[REQUIREMENTS] Select each line where the word "this" appears.

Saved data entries
──────────

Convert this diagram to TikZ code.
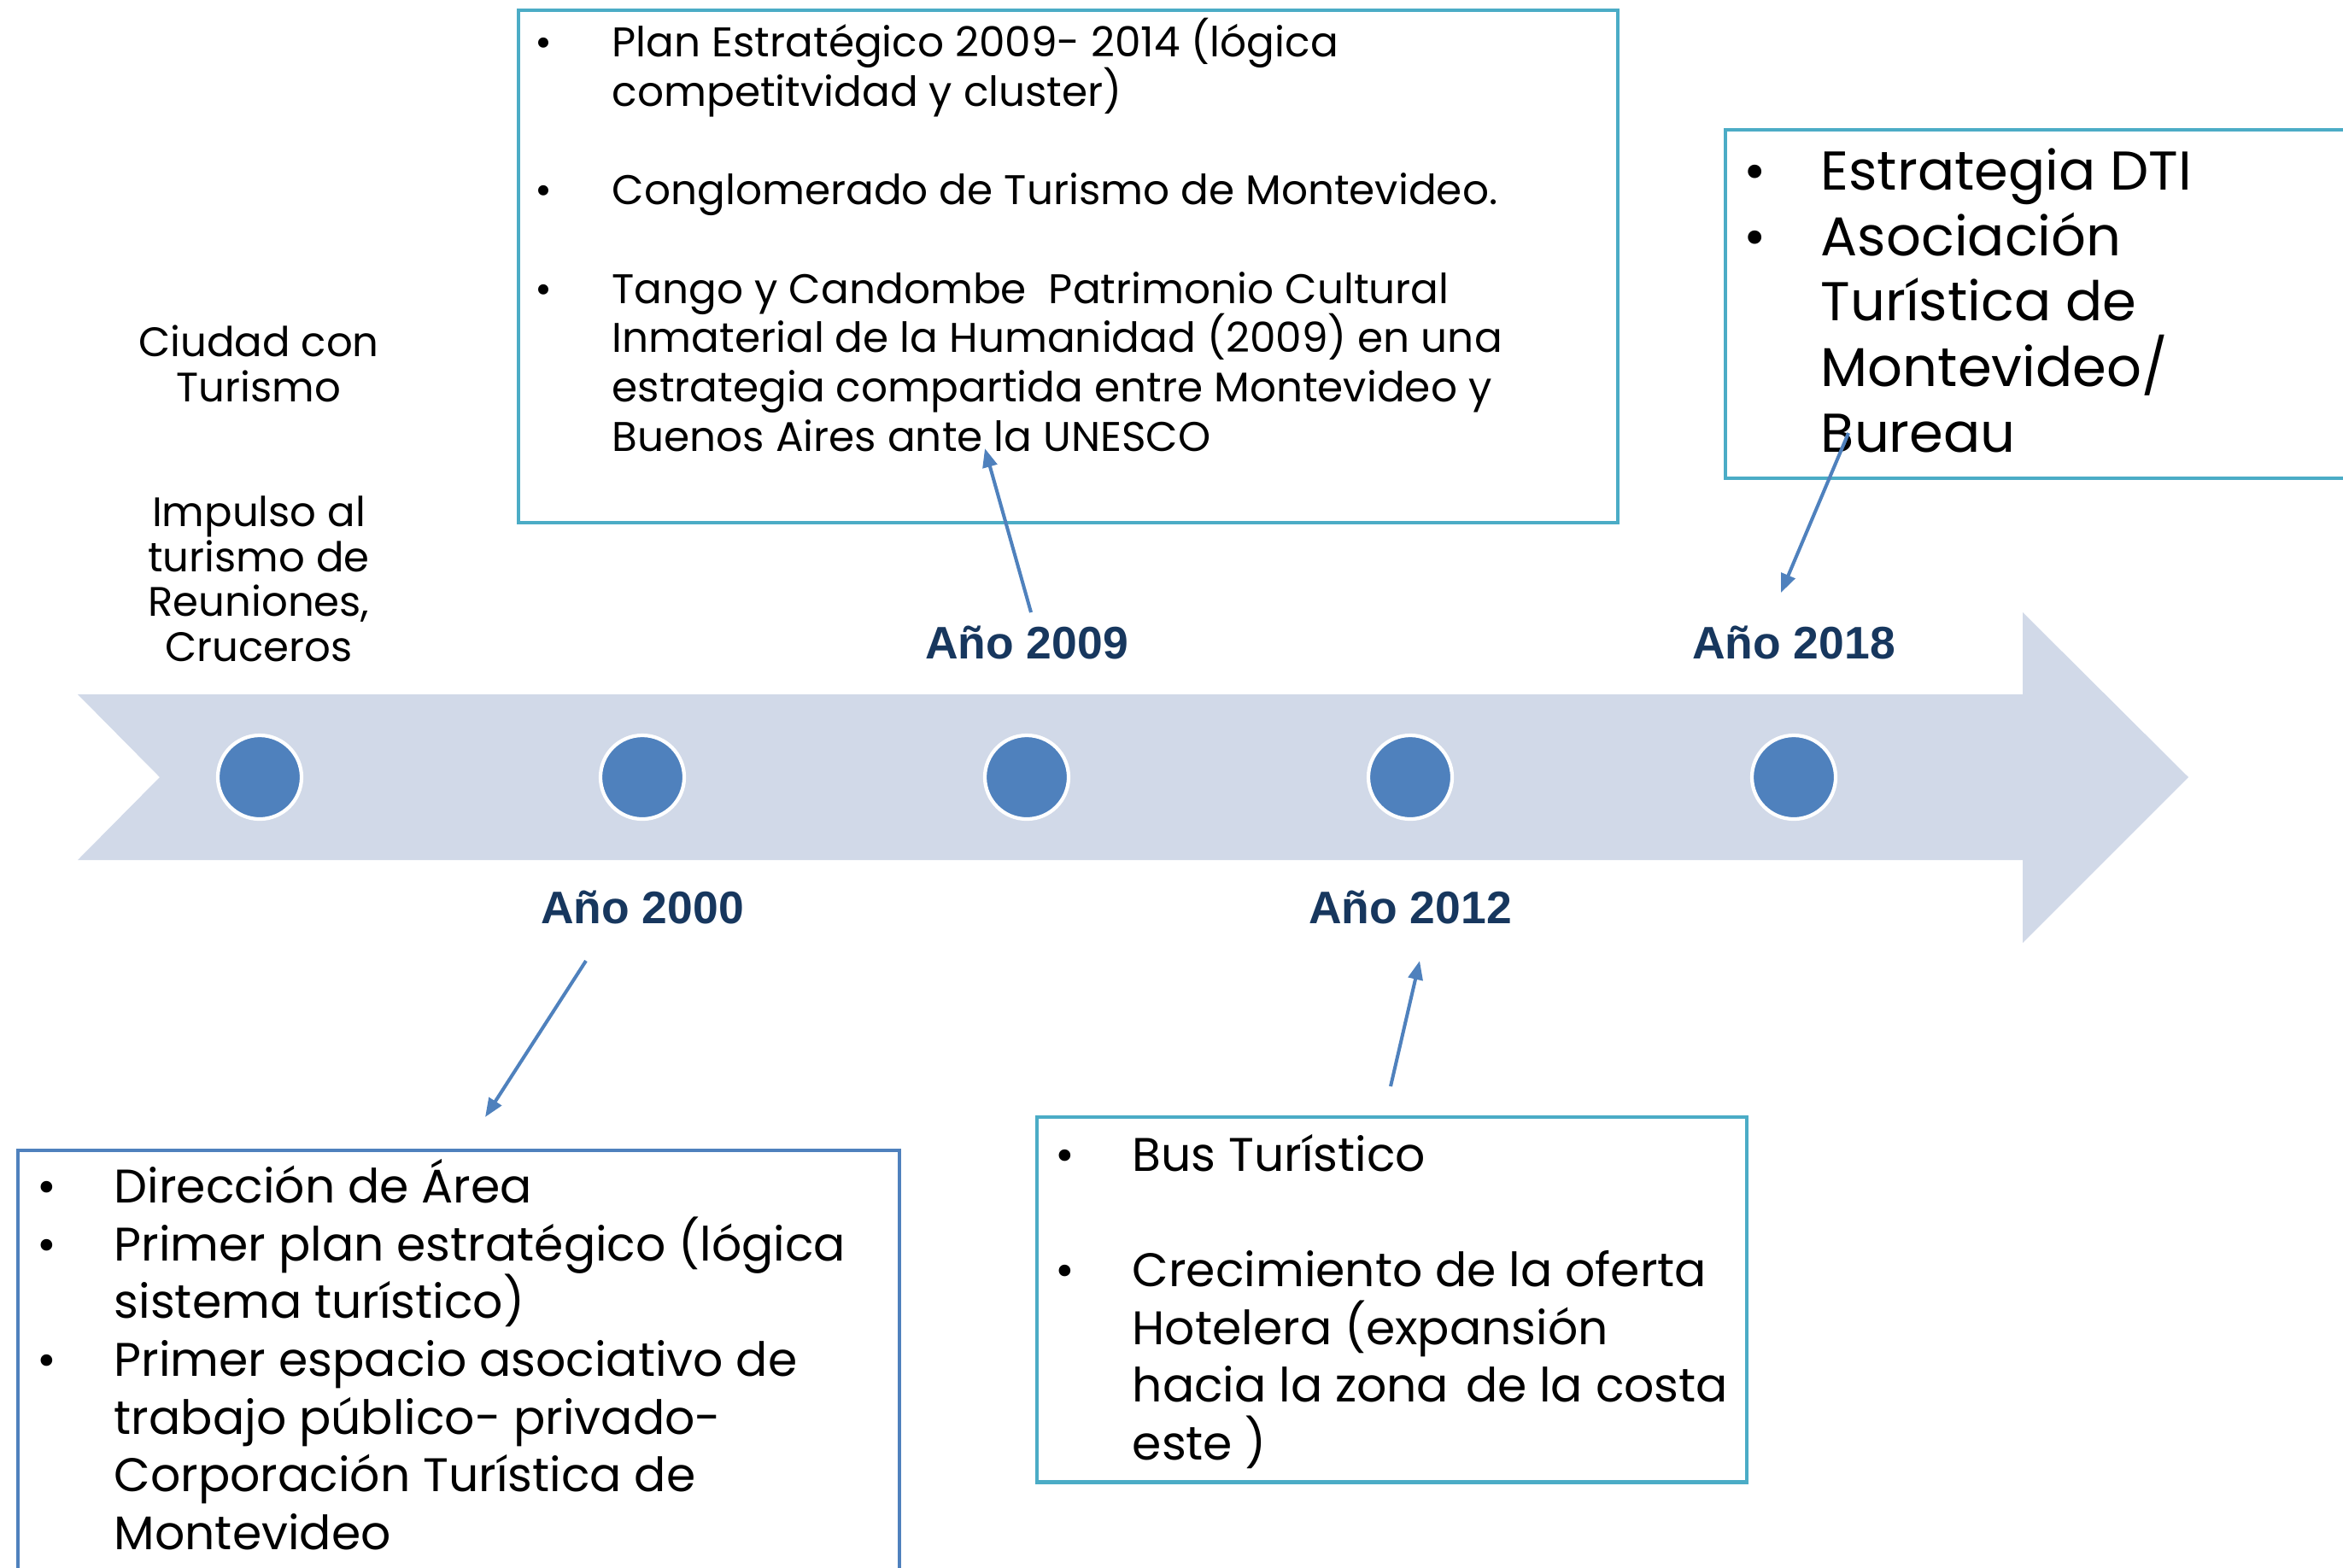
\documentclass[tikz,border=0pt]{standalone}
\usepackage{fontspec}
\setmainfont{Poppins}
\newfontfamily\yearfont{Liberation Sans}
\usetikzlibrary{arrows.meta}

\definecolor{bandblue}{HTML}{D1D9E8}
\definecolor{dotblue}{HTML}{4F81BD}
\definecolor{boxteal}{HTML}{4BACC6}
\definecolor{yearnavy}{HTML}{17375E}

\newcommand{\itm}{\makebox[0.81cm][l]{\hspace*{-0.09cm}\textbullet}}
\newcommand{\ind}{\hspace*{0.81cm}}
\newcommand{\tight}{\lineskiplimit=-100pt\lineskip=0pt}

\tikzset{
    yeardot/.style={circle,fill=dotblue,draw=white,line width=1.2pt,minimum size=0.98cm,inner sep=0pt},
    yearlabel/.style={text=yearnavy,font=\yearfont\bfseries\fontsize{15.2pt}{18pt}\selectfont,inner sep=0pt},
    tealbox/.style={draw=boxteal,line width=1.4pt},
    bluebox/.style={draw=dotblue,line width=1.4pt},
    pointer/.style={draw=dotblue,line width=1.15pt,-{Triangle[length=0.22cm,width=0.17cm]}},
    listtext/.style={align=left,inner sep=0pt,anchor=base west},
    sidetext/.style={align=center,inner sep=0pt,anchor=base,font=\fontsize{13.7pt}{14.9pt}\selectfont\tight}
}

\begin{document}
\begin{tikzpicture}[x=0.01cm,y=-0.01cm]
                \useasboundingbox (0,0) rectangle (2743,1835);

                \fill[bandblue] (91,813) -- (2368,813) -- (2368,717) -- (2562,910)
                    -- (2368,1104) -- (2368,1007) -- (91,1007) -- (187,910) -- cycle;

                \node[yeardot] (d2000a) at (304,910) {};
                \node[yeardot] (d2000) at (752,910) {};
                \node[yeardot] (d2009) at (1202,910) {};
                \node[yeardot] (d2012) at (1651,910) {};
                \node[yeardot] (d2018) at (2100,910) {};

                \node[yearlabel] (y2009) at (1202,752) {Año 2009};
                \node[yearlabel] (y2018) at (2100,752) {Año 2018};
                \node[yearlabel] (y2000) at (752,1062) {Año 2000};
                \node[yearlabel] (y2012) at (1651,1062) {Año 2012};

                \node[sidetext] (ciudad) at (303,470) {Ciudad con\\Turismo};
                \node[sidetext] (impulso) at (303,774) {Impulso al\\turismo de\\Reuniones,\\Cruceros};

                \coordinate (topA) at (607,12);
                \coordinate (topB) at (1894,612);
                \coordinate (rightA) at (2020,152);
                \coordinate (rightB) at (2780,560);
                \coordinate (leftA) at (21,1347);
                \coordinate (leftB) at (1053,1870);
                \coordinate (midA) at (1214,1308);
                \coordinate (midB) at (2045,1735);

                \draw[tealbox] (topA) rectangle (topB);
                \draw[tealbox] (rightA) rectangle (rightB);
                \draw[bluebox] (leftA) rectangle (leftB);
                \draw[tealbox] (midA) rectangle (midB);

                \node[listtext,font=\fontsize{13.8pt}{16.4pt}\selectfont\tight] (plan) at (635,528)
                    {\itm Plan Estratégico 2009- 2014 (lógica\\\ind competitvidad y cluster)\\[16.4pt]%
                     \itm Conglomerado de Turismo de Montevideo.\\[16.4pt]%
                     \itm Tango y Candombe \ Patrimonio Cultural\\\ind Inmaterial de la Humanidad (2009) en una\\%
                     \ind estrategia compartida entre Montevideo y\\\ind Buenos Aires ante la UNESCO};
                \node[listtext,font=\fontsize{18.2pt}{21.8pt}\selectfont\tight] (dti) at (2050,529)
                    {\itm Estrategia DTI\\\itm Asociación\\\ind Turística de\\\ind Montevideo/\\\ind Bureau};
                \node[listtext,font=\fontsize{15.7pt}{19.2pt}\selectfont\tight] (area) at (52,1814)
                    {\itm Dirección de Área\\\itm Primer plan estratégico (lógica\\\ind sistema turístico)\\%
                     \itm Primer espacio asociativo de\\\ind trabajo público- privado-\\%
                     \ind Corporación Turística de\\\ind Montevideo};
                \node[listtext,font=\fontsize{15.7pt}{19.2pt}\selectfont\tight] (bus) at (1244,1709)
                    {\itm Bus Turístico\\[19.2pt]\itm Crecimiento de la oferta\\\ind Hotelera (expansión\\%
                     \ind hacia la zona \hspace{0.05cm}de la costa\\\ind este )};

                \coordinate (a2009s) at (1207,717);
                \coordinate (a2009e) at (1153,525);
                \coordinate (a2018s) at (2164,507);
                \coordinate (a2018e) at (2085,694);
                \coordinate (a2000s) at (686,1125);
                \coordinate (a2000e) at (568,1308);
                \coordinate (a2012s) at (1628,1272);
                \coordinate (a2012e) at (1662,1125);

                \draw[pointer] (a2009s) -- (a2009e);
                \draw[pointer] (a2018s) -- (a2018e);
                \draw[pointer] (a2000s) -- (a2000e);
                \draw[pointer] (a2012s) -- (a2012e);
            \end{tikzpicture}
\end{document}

──────────

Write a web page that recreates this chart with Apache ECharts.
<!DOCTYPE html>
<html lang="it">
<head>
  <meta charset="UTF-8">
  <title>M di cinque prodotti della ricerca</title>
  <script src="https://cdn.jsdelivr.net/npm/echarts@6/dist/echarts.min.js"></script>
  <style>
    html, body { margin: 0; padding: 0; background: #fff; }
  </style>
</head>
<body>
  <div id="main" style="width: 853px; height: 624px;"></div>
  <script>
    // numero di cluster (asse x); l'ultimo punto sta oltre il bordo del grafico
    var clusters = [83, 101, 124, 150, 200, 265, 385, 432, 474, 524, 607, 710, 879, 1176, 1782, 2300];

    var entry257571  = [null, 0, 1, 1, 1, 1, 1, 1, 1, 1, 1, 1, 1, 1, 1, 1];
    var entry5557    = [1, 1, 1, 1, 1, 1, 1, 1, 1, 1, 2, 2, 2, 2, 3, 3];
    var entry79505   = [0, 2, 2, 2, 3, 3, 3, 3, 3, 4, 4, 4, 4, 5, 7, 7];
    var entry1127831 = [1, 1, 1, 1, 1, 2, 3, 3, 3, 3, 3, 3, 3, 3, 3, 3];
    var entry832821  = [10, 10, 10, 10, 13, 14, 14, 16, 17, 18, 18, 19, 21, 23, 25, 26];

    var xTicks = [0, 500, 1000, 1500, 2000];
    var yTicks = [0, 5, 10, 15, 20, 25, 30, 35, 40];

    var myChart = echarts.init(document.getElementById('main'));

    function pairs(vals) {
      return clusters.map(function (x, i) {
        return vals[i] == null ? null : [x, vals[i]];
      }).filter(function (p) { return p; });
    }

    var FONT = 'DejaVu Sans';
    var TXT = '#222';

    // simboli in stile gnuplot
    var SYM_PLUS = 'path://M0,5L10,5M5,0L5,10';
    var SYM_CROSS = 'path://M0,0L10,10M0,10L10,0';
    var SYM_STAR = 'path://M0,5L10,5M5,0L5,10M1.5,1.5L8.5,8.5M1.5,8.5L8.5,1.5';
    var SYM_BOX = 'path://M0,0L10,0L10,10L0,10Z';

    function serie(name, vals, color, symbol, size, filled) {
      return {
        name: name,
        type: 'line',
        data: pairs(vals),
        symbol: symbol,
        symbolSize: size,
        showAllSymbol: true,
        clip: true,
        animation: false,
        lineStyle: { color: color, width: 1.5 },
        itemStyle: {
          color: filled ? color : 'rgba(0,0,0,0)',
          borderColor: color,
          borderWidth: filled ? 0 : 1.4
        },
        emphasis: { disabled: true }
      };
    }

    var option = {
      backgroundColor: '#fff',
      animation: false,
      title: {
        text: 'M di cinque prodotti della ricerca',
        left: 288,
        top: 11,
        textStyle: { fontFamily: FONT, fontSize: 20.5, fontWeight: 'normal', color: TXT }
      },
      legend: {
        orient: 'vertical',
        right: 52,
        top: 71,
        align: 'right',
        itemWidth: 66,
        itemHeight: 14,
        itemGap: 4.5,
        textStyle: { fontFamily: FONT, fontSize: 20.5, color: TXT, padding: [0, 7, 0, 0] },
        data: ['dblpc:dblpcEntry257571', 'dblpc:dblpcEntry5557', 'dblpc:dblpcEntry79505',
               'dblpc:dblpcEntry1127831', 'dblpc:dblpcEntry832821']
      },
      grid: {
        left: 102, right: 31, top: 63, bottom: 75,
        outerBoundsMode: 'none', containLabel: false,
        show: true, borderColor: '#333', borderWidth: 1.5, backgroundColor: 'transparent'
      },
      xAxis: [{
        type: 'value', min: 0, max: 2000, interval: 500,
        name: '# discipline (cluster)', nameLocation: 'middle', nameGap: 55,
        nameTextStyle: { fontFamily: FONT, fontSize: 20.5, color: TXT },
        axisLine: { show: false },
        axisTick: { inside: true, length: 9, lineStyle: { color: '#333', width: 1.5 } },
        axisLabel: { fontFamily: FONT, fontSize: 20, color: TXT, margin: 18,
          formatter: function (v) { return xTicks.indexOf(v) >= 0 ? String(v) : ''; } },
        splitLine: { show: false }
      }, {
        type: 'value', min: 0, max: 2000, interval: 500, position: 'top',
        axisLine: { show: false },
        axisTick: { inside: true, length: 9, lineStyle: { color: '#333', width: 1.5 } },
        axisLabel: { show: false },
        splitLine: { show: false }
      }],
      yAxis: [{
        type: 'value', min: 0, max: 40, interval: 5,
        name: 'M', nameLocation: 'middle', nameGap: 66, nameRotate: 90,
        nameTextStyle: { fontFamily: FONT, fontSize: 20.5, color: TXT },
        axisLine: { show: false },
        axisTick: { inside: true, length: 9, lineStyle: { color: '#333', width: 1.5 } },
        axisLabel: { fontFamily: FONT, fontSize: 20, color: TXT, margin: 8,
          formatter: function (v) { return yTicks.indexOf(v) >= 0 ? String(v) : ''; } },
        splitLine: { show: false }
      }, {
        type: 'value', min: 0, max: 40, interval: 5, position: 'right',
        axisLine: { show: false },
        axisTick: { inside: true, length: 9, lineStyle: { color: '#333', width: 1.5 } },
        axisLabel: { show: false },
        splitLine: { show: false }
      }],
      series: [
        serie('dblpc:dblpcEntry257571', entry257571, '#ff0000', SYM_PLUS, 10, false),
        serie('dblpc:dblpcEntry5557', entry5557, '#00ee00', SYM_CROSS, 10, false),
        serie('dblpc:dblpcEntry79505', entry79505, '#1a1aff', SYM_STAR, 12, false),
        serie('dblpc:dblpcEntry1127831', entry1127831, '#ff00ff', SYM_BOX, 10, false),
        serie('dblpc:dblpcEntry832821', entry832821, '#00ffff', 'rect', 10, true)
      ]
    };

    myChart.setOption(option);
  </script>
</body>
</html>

──────────

[OUTPUT]
Convert this diagram to TikZ code.
Write a web page that recreates this chart with Apache ECharts.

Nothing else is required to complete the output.